··· MATERIAL PROVIDED

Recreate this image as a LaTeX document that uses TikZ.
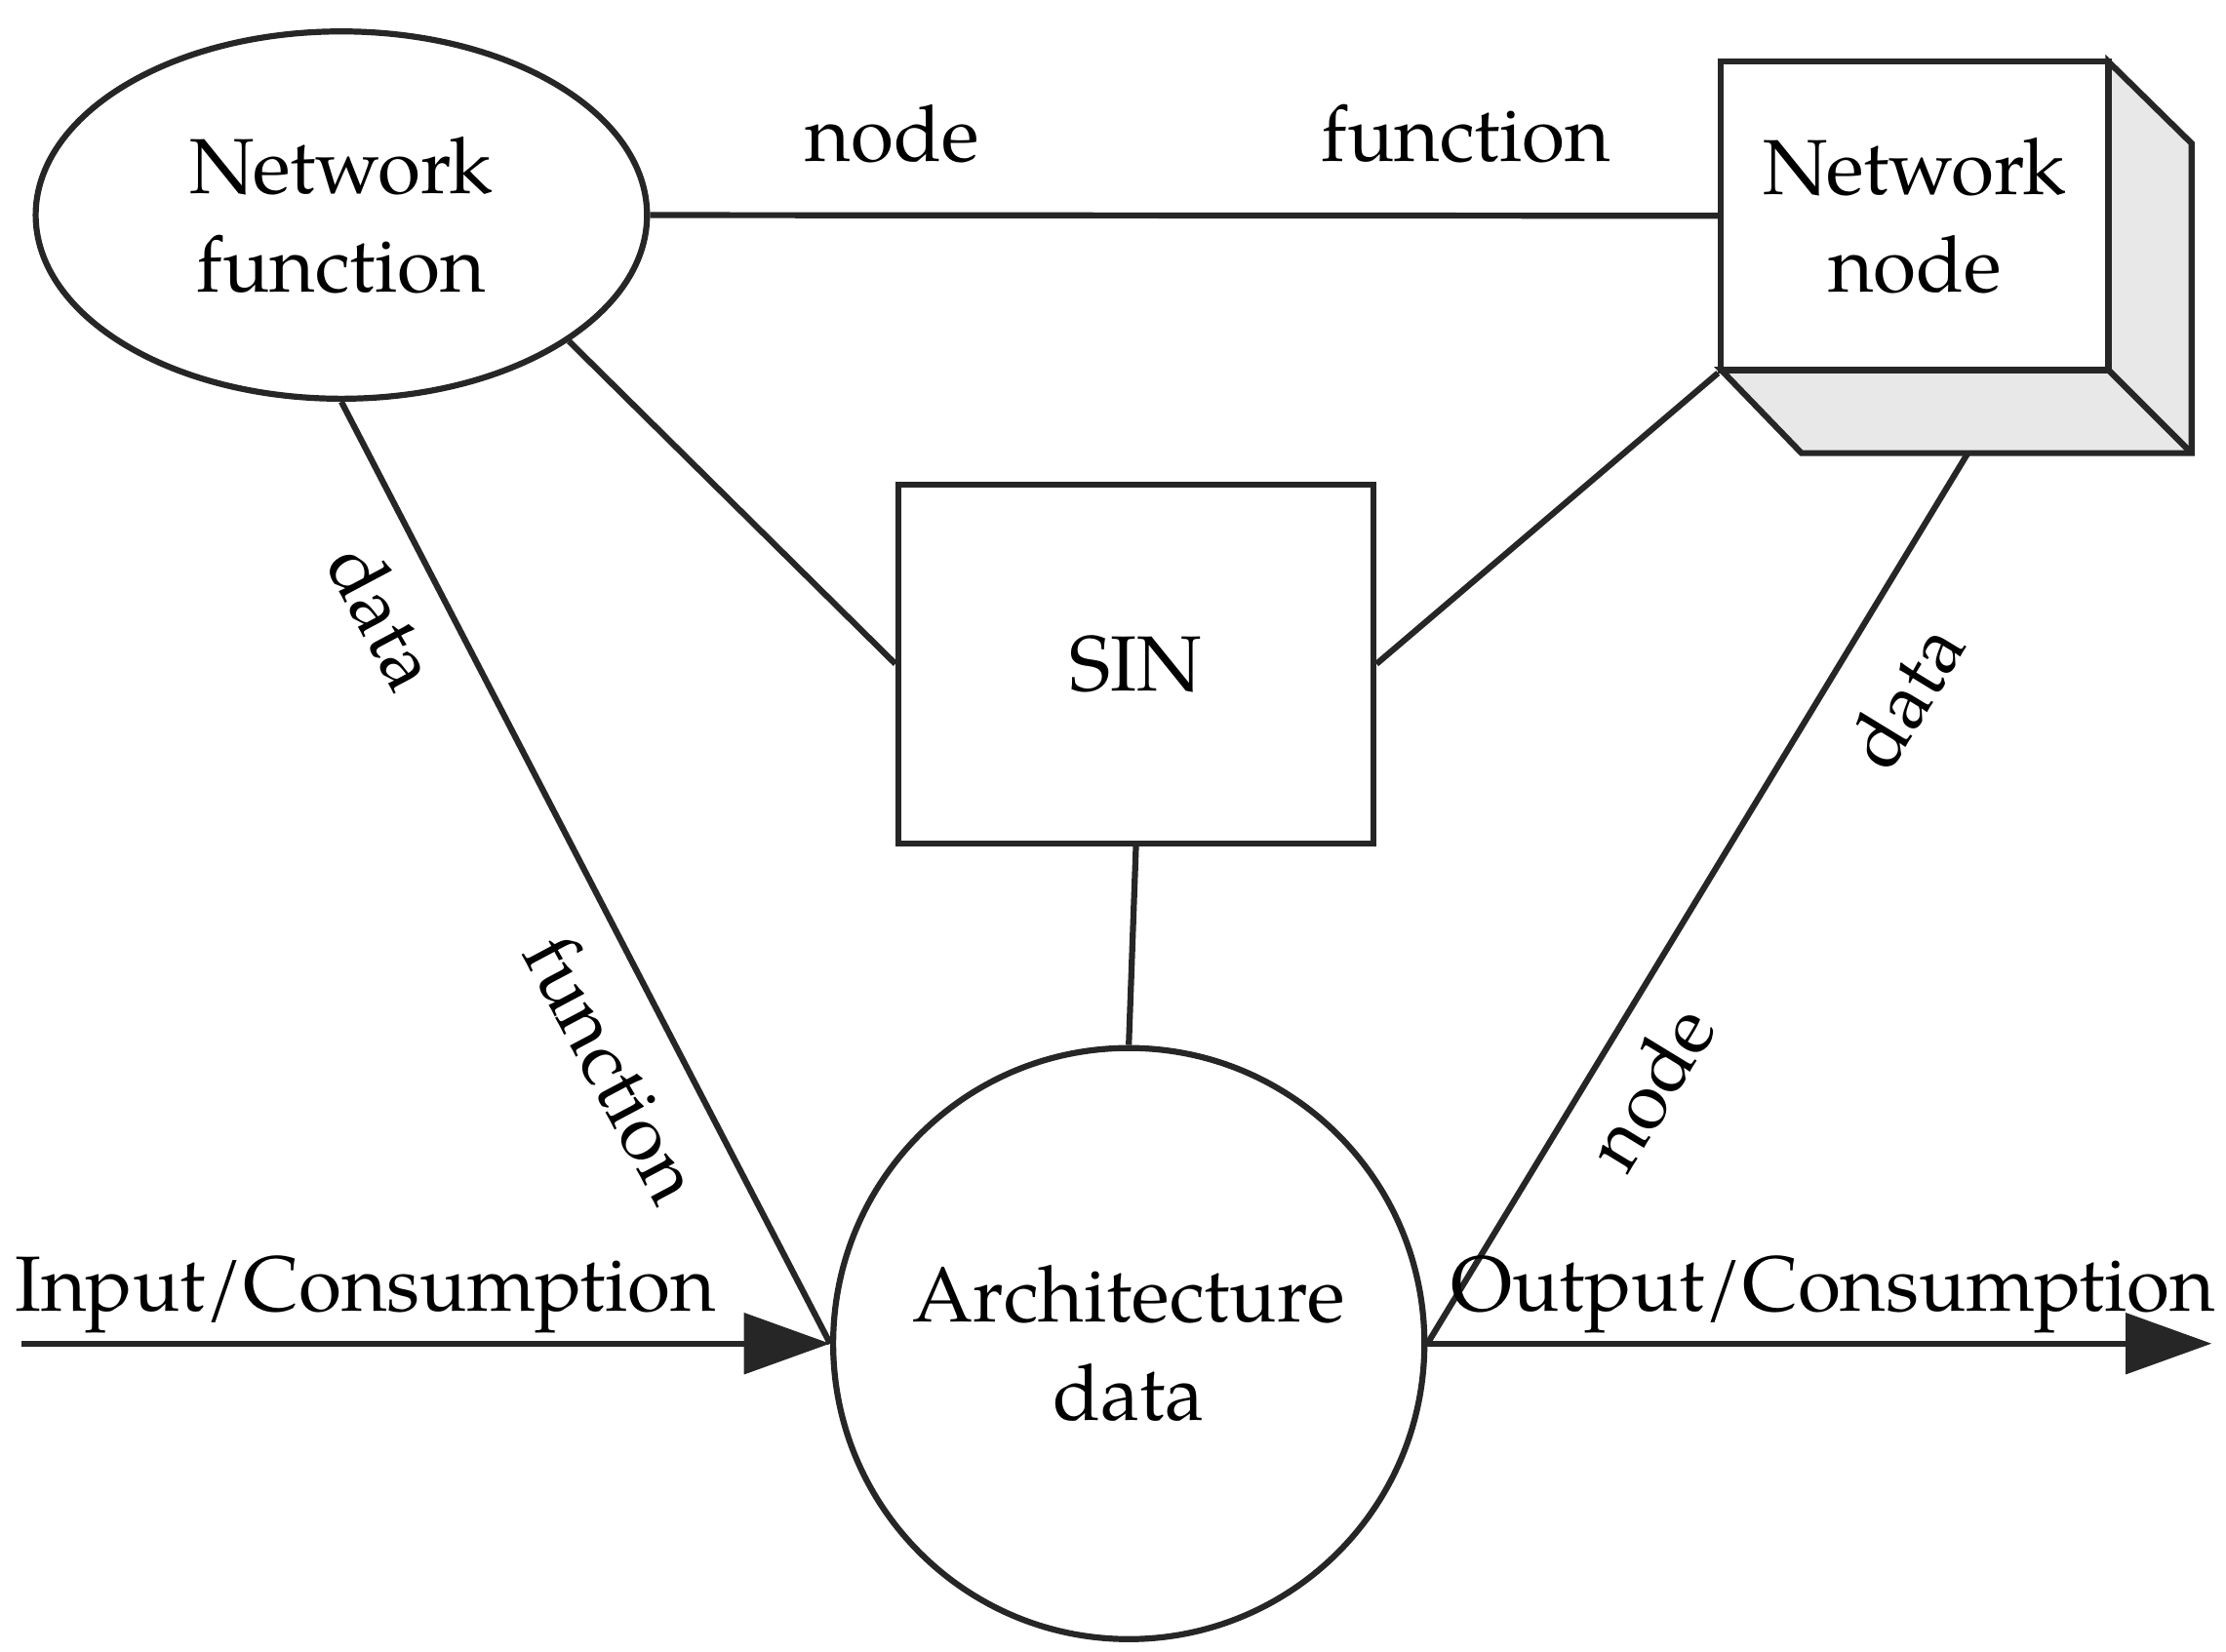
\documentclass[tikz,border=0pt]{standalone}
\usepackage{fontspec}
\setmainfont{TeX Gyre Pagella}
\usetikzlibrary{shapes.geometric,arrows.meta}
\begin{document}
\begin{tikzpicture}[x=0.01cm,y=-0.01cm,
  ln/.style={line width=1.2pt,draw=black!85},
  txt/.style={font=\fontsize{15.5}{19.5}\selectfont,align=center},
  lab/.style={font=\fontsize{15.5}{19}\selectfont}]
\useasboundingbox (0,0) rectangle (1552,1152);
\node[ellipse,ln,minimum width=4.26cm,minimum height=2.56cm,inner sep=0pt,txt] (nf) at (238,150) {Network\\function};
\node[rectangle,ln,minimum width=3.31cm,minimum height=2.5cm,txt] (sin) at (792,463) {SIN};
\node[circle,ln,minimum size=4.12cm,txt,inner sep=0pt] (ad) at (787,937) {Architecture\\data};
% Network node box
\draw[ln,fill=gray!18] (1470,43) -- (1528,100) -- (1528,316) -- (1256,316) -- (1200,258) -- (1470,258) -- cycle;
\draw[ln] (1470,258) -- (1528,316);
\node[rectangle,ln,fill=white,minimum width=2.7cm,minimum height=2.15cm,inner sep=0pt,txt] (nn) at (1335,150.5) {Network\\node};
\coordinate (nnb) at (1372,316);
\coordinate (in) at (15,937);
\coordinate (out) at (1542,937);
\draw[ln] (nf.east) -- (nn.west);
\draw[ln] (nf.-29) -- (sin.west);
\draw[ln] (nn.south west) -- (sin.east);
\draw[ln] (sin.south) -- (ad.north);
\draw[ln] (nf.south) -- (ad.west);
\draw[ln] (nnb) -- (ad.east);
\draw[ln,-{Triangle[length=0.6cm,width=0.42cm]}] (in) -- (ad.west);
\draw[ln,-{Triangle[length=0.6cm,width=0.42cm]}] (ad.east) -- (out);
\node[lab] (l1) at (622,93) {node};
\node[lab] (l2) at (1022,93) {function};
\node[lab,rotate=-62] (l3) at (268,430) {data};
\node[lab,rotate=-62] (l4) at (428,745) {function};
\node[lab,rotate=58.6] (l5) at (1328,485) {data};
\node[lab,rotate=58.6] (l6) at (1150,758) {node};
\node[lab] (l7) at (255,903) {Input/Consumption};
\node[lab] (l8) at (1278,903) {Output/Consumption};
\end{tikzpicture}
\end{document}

······

_STATED EXERCISE_.
Omit the pictures and output all of the other material exactly.

_OUTPUT FOR THIS EXERCISE_.
Recreate this image as a LaTeX document that uses TikZ.
\documentclass[tikz,border=0pt]{standalone}
\usepackage{fontspec}
\setmainfont{TeX Gyre Pagella}
\usetikzlibrary{shapes.geometric,arrows.meta}
\begin{document}
\begin{tikzpicture}[x=0.01cm,y=-0.01cm,
  ln/.style={line width=1.2pt,draw=black!85},
  txt/.style={font=\fontsize{15.5}{19.5}\selectfont,align=center},
  lab/.style={font=\fontsize{15.5}{19}\selectfont}]
\useasboundingbox (0,0) rectangle (1552,1152);
\node[ellipse,ln,minimum width=4.26cm,minimum height=2.56cm,inner sep=0pt,txt] (nf) at (238,150) {Network\\function};
\node[rectangle,ln,minimum width=3.31cm,minimum height=2.5cm,txt] (sin) at (792,463) {SIN};
\node[circle,ln,minimum size=4.12cm,txt,inner sep=0pt] (ad) at (787,937) {Architecture\\data};
% Network node box
\draw[ln,fill=gray!18] (1470,43) -- (1528,100) -- (1528,316) -- (1256,316) -- (1200,258) -- (1470,258) -- cycle;
\draw[ln] (1470,258) -- (1528,316);
\node[rectangle,ln,fill=white,minimum width=2.7cm,minimum height=2.15cm,inner sep=0pt,txt] (nn) at (1335,150.5) {Network\\node};
\coordinate (nnb) at (1372,316);
\coordinate (in) at (15,937);
\coordinate (out) at (1542,937);
\draw[ln] (nf.east) -- (nn.west);
\draw[ln] (nf.-29) -- (sin.west);
\draw[ln] (nn.south west) -- (sin.east);
\draw[ln] (sin.south) -- (ad.north);
\draw[ln] (nf.south) -- (ad.west);
\draw[ln] (nnb) -- (ad.east);
\draw[ln,-{Triangle[length=0.6cm,width=0.42cm]}] (in) -- (ad.west);
\draw[ln,-{Triangle[length=0.6cm,width=0.42cm]}] (ad.east) -- (out);
\node[lab] (l1) at (622,93) {node};
\node[lab] (l2) at (1022,93) {function};
\node[lab,rotate=-62] (l3) at (268,430) {data};
\node[lab,rotate=-62] (l4) at (428,745) {function};
\node[lab,rotate=58.6] (l5) at (1328,485) {data};
\node[lab,rotate=58.6] (l6) at (1150,758) {node};
\node[lab] (l7) at (255,903) {Input/Consumption};
\node[lab] (l8) at (1278,903) {Output/Consumption};
\end{tikzpicture}
\end{document}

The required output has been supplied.